The Sydney Morning Herald
By James Brown
Today the coalition military operation in Afghanistan begins a new phase. Afghan security forces are now in charge of providing stability across Afghanistan, supported by 13,500 foreign troops still arrayed throughout the country. Under the new NATO moniker "Operation Resolute Support", US, Australian, and other allied militaries will train, advise, and assist local forces. Though some US-led counter-terrorism efforts will persist, Pentagon leaders declared last Sunday that these will not be combat operations. By a pen stroke, on a press release rather than a peace agreement, this war is over.
The pressing question is what does this mean for Australians? And the answer I immediately reach for is this: precious little. Australians have been checked out of the war in Afghanistan since December 16, 2013 — the day our last troops left Uruzgan province and our base at Tarin Kowt was dismantled. That day Prime Minister Tony Abbott concluded that our troops departed "not with victory, not with defeat, but with the hope that Afghanistan is a better place". When asked what the military campaign had achieved the Prime Minister rightly pointed to the replacement of the Taliban, the disestablishment of Al Qaeda's operational sanctuary in Afghanistan, and the relative stability of modern Afghanistan. Pressed on whether the 13 year morass of money, machines, and mangled men and women had been worthwhile for Australians the Prime Minister concluded that it had, but presented his conclusion with little amplifying evidence or justification.

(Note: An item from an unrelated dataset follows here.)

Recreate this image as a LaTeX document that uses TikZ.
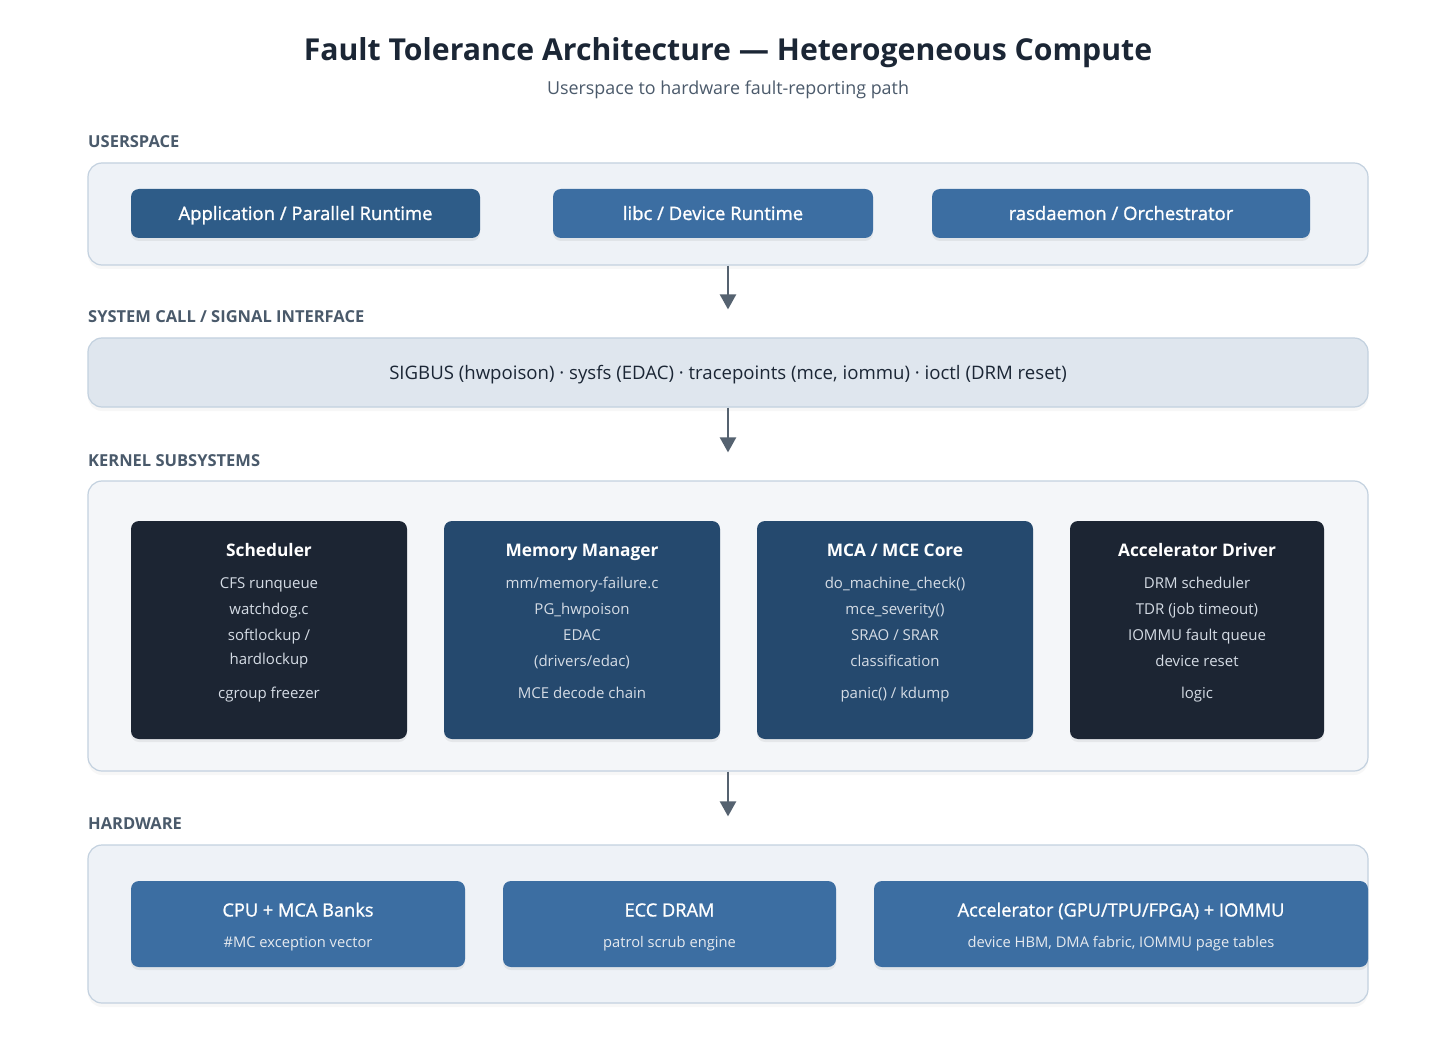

Speaking at this week's transition ceremony in Kabul, NATO's Afghanistan commander General John Campbell concluded "we have lifted the Afghan people out of the darkness of despair and given them hope". That little four letter word again, hope. When I was in the military, and in Afghanistan, my colleagues and I would joke that "hope" could never be a mission task verb. That is, we could not order our subordinates to hope for the right mission outcome. Ironically hope has become the outcome of a lengthy war in which billions have been spent and thousands of lives have been lost. The reality is that no one can truly say if the war in Afghanistan was worth it because no one yet knows how the fledgling experiment of newly democratic Afghanistan will turn out. Hope has been created. How effective it will be remains to be seen.

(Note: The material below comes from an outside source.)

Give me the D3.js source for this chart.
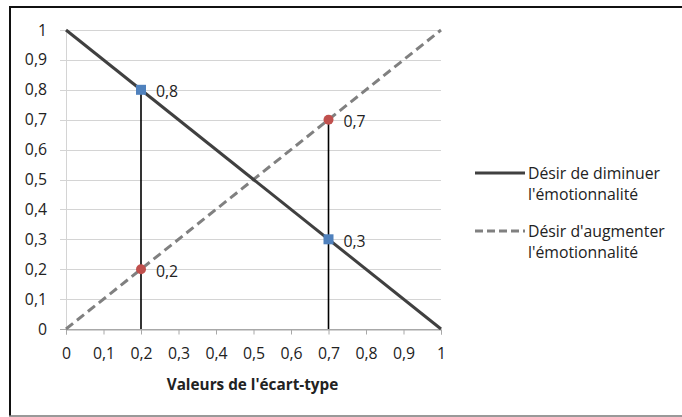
<!DOCTYPE html>
<html>
<head>
<meta charset="utf-8">
<script src="https://cdn.jsdelivr.net/npm/d3@7"></script>
<style>
  html, body { margin: 0; padding: 0; background: #fff; }
  svg { display: block; }
  text { font-family: "Open Sans", sans-serif; fill: #222; }
</style>
</head>
<body>
<svg id="chart" width="682" height="417"></svg>
<script>
// Series: two straight lines over the standard-deviation range
const xValues = [0, 1];
const decreaseValues = [1, 0];
const increaseValues = [0, 1];

// Highlighted points
const decreasePoints = [[0.2, 0.8], [0.7, 0.3]];
const increasePoints = [[0.2, 0.2], [0.7, 0.7]];
const dropX = [0.2, 0.7];
const dropTop = [0.8, 0.7];

const tickValues = [0, 0.1, 0.2, 0.3, 0.4, 0.5, 0.6, 0.7, 0.8, 0.9, 1];
const seriesNames = [
  ["Désir de diminuer", "l'émotionnalité"],
  ["Désir d'augmenter", "l'émotionnalité"]
];
const xTitle = "Valeurs de l'écart-type";

const FONT = 15.8;
const fmt = v => String(+v.toFixed(1)).replace(".", ",");

const svg = d3.select("#chart");

// Outer frame
svg.append("line").attr("x1", 9).attr("x2", 682).attr("y1", 7).attr("y2", 7)
  .attr("stroke", "#111").attr("stroke-width", 2);
svg.append("line").attr("x1", 10).attr("x2", 10).attr("y1", 6).attr("y2", 416)
  .attr("stroke", "#111").attr("stroke-width", 2);
svg.append("line").attr("x1", 9).attr("x2", 682).attr("y1", 416).attr("y2", 416)
  .attr("stroke", "#777").attr("stroke-width", 1.5);

const x = d3.scaleLinear().domain([0, 1]).range([66, 441]);
const y = d3.scaleLinear().domain([0, 1]).range([329, 30]);

// Horizontal gridlines with y-axis tick labels
const gy = svg.append("g");
gy.selectAll("line").data(tickValues).join("line")
  .attr("x1", x(0) - 6).attr("x2", x(1))
  .attr("y1", d => Math.round(y(d)) + 0.5).attr("y2", d => Math.round(y(d)) + 0.5)
  .attr("stroke", d => d === 0 ? "#a8a8a8" : "#d4d4d4").attr("stroke-width", 1);
gy.selectAll("text").data(tickValues).join("text")
  .attr("x", 47).attr("y", d => y(d)).attr("dy", "0.35em")
  .attr("text-anchor", "end").attr("font-size", FONT).text(fmt);

// Left axis line
svg.append("line").attr("x1", x(0) + 0.5).attr("x2", x(0) + 0.5)
  .attr("y1", y(1)).attr("y2", y(0)).attr("stroke", "#d4d4d4");

// Bottom axis ticks and labels
const xAxis = d3.axisBottom(x).tickValues(tickValues).tickSize(5).tickFormat(fmt);
const gx = svg.append("g").attr("transform", `translate(0,${Math.round(y(0)) + 0.5})`).call(xAxis);
gx.select(".domain").attr("stroke", "#a8a8a8");
gx.selectAll(".tick line").attr("stroke", "#a8a8a8");
gx.selectAll(".tick text").attr("font-size", FONT).attr("y", 0).attr("dy", 29)
  .attr("font-family", "'Open Sans', sans-serif").attr("fill", "#222");

// Axis title
svg.append("text").attr("x", (x(0) + x(1)) / 2 - 1).attr("y", 390)
  .attr("text-anchor", "middle").attr("font-size", 15.3).attr("font-weight", "bold")
  .text(xTitle);

// Drop lines from highlighted points
svg.append("g").selectAll("line").data(dropX).join("line")
  .attr("x1", d => x(d)).attr("x2", d => x(d))
  .attr("y1", (d, i) => y(dropTop[i])).attr("y2", y(0))
  .attr("stroke", "#000").attr("stroke-width", 1.6);

const line = d3.line().x(d => x(d[0])).y(d => y(d[1]));

// Series lines
svg.append("path").datum(xValues.map((v, i) => [v, increaseValues[i]]))
  .attr("d", line).attr("fill", "none").attr("stroke", "#808080")
  .attr("stroke-width", 3).attr("stroke-dasharray", "9,5");
svg.append("path").datum(xValues.map((v, i) => [v, decreaseValues[i]]))
  .attr("d", line).attr("fill", "none").attr("stroke", "#404040")
  .attr("stroke-width", 3);

// Markers
svg.append("g").selectAll("rect").data(decreasePoints).join("rect")
  .attr("x", d => x(d[0]) - 5).attr("y", d => y(d[1]) - 5)
  .attr("width", 10).attr("height", 10).attr("fill", "#4f81bd");
svg.append("g").selectAll("circle").data(increasePoints).join("circle")
  .attr("cx", d => x(d[0])).attr("cy", d => y(d[1])).attr("r", 5)
  .attr("fill", "#c0504d");

// Value labels
svg.append("g").selectAll("text").data(decreasePoints.concat(increasePoints)).join("text")
  .attr("x", d => x(d[0]) + 15).attr("y", d => y(d[1]) + 2).attr("dy", "0.35em")
  .attr("font-size", FONT).text(d => fmt(d[1]));

// Legend
const legend = svg.append("g");
const legendY = [173, 231];
legend.selectAll("line").data(seriesNames).join("line")
  .attr("x1", 475).attr("x2", 525)
  .attr("y1", (d, i) => legendY[i]).attr("y2", (d, i) => legendY[i])
  .attr("stroke", (d, i) => i === 0 ? "#404040" : "#808080")
  .attr("stroke-width", 3)
  .attr("stroke-dasharray", (d, i) => i === 0 ? null : "8,4");
seriesNames.forEach((lines, i) => {
  lines.forEach((t, j) => {
    legend.append("text").attr("x", 528).attr("y", legendY[i] + j * 21)
      .attr("dy", "0.35em").attr("font-size", FONT).text(t);
  });
});
</script>
</body>
</html>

In Australia's case $9.3 billion has been spent on the campaign in Afghanistan along with 41 lives lost and more than 260 personnel wounded. More than 30 000 members of the Australian Defence Force cycled through the Afghanistan area of operations — all of whom have been changed in one way or another as the result of their experiences there. The cost to the Afghans has been far greater with thousands killed and maimed. Of course, death and destruction is common in war and doesn't necessarily indicate the futility of a military campaign. In an alternate reality, in which NATO forces never entered Afghanistan, the horror might have been much worse. But the question of whether this military campaign was worth it for Australia must certainly be answered — if only to help shape the military decisions facing us now, and that will certainly face us again in the future.
Yet to my knowledge, no comprehensive strategic review by the government is underway to ascertain how effective our campaign in Afghanistan has been. In more than a decade, parliament has conducted just one inquiry into the relatively narrow topic of the effectiveness of Australia's development assistance in Afghanistan. The Australian Army is examining lessons from Afghanistan pertinent to its institutional experience fighting there. But of the English speaking nations fighting in Afghanistan, Australia stands alone as the only one who has not yet publicly reviewed its performance there — or even its reasons for being part of the NATO military campaign.

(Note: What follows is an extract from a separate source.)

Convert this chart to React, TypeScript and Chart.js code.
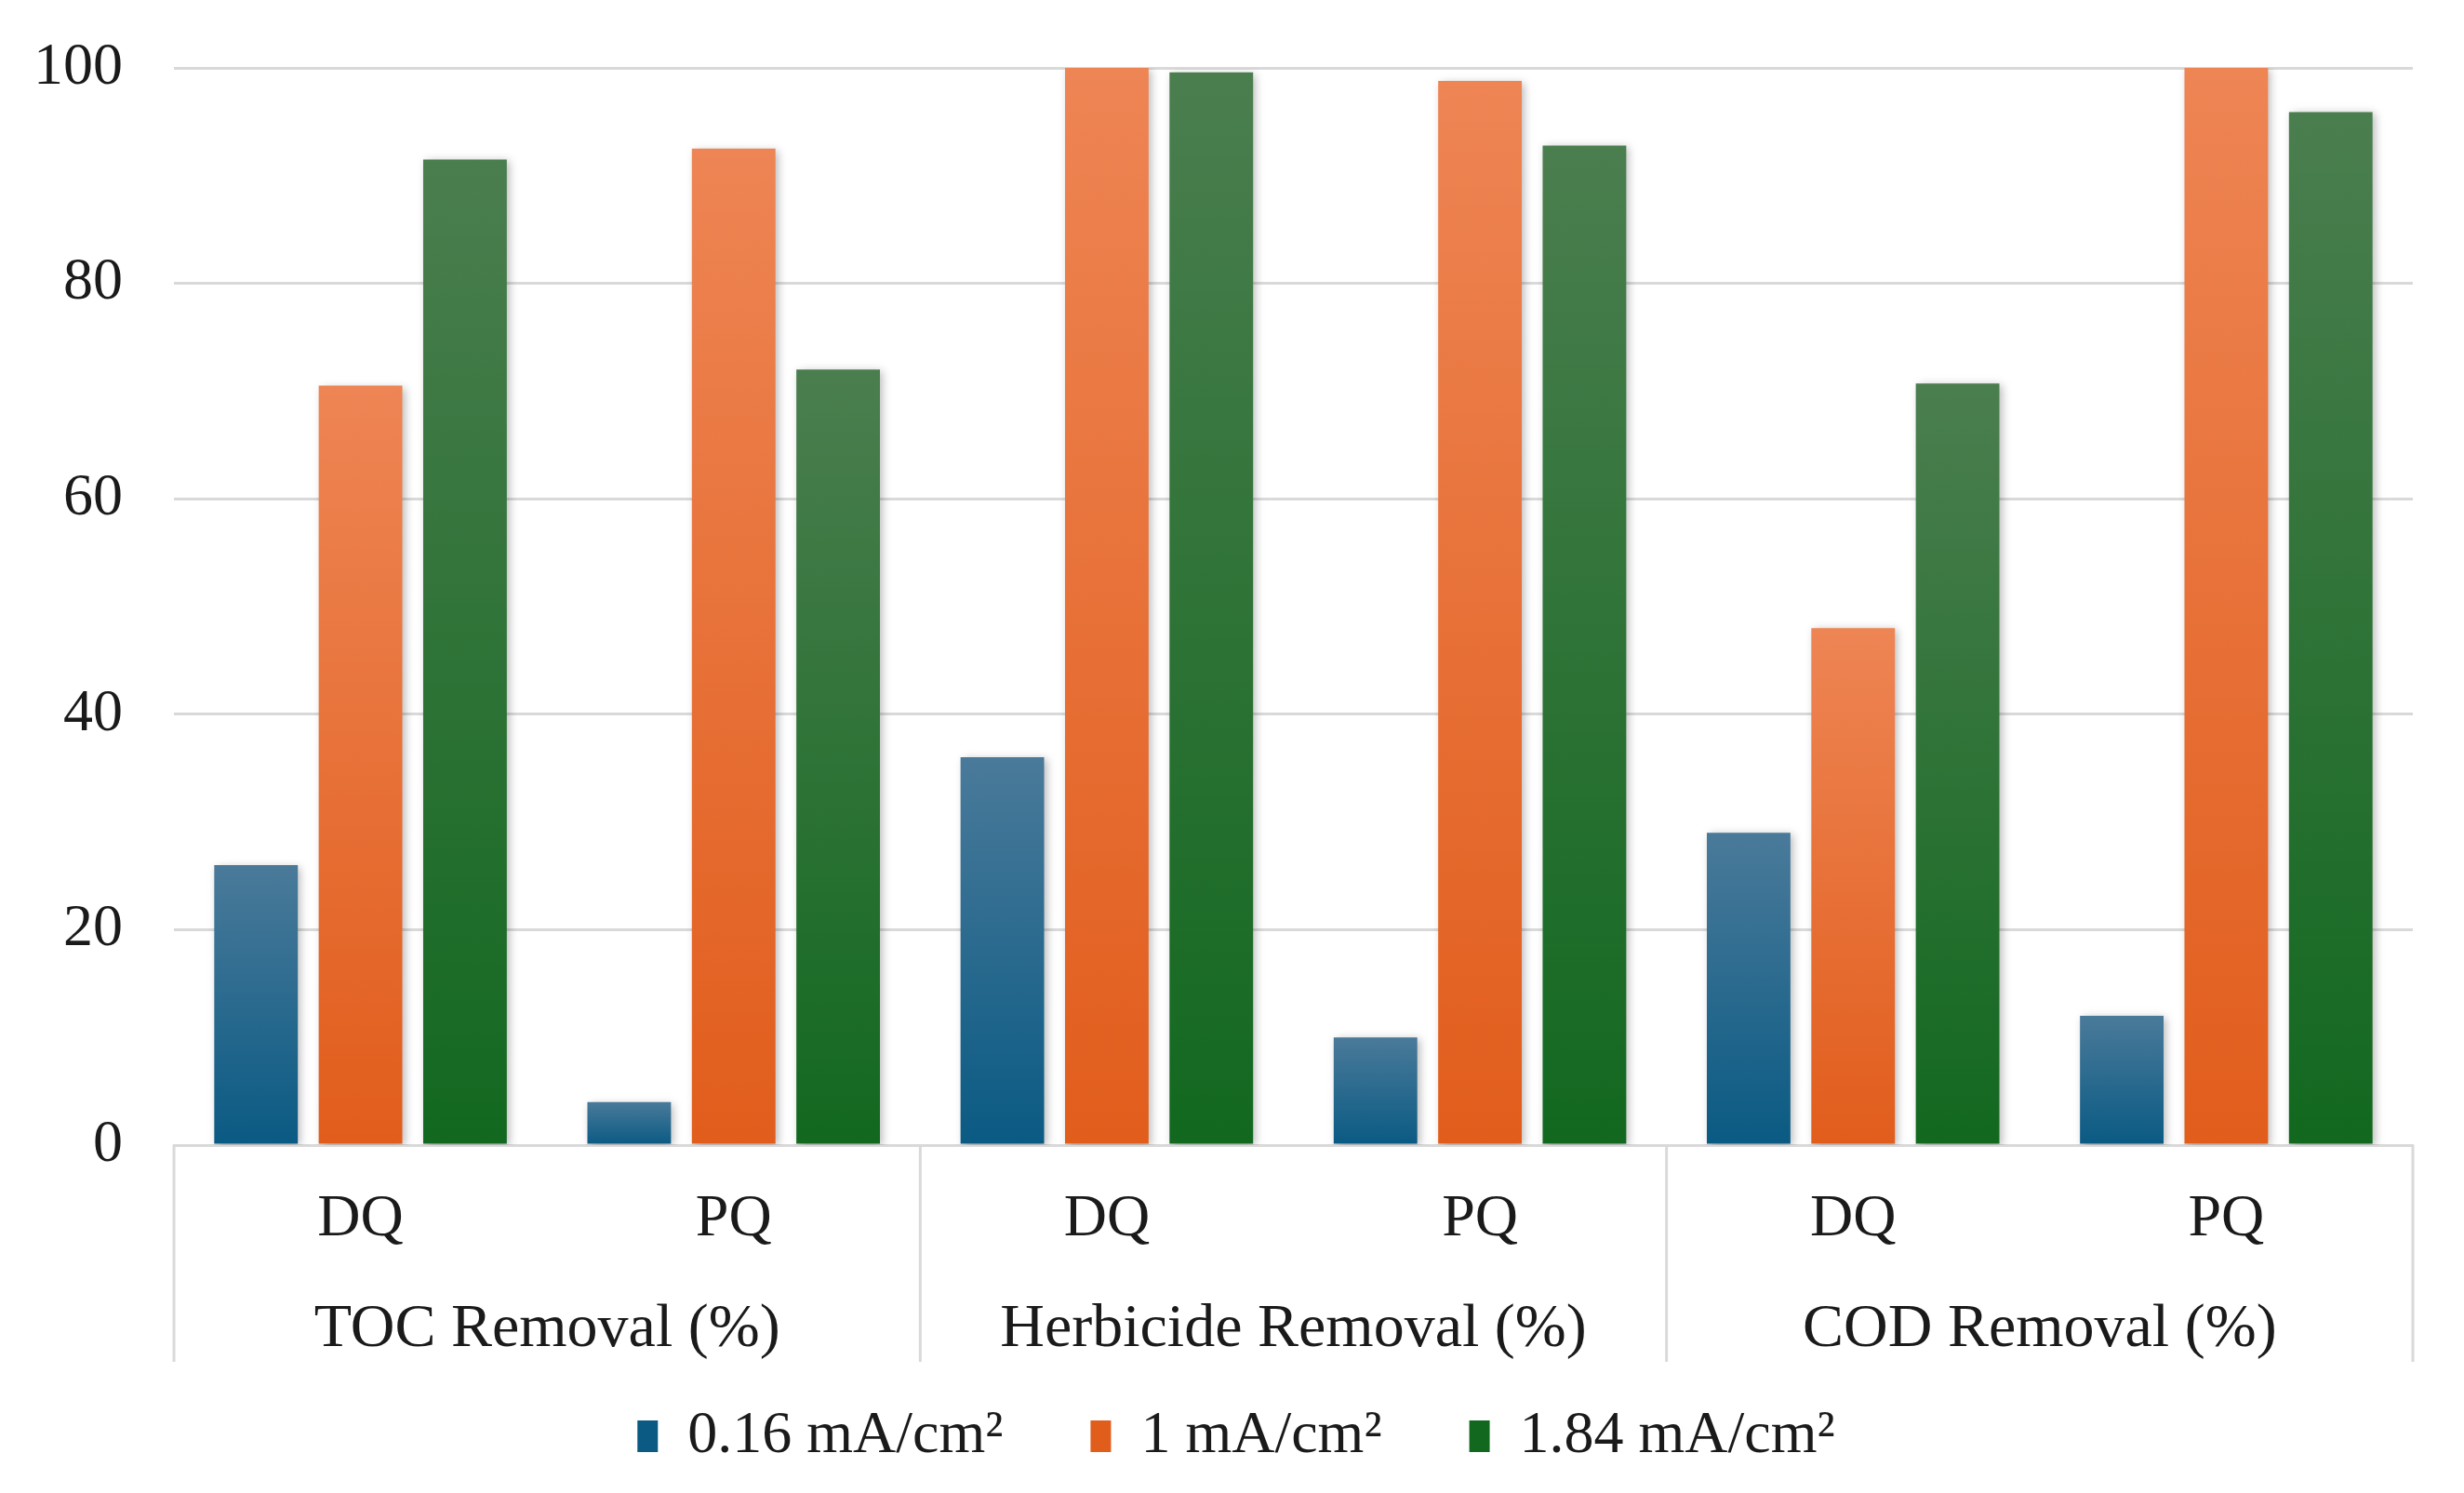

Indeed, in the very year in which millions will be spent on military history, government has not even begun the process of writing the official history of the Australian Defence Force's involvement in the Afghanistan war. A study into the feasibility of an official Afghanistan War History was completed by the Australian War Memorial nearly three years ago. A proposal for the conduct of the Afghanistan official history was submitted to the federal cabinet almost 12 months ago. Yet in all its deliberations on national security matters in the past year the government has not yet, to the public's knowledge, found the time to commission an official historian for Afghanistan and begin the long process of formally detailing Australia's contribution to that war. The costs for the official Afghanistan history might run to $10 million, a puny investment given the ADF is spending as much for every week of current military operations in Iraq. And $10 million is a tiny downpayment to learn lessons from war that might save Australian lives in future military campaigns.
The Prime Minister to his credit has announced that Australians will formally mark the end of the Afghanistan war with a national series of homecoming parades on March 21 this year — a way of showing gratitude for the price paid on our behalf by veterans and their families. This is a noble sentiment and a welcome gesture. But absent of a dedicated effort to answer the big questions left about our involvement in Afghanistan, these parades will seem hollow. Australia's diplomats, aid workers, and soldiers had the courage to carry more than a decade of combat operations in Afghanistan. Now, we need the courage to confront the question of whether it was worth it.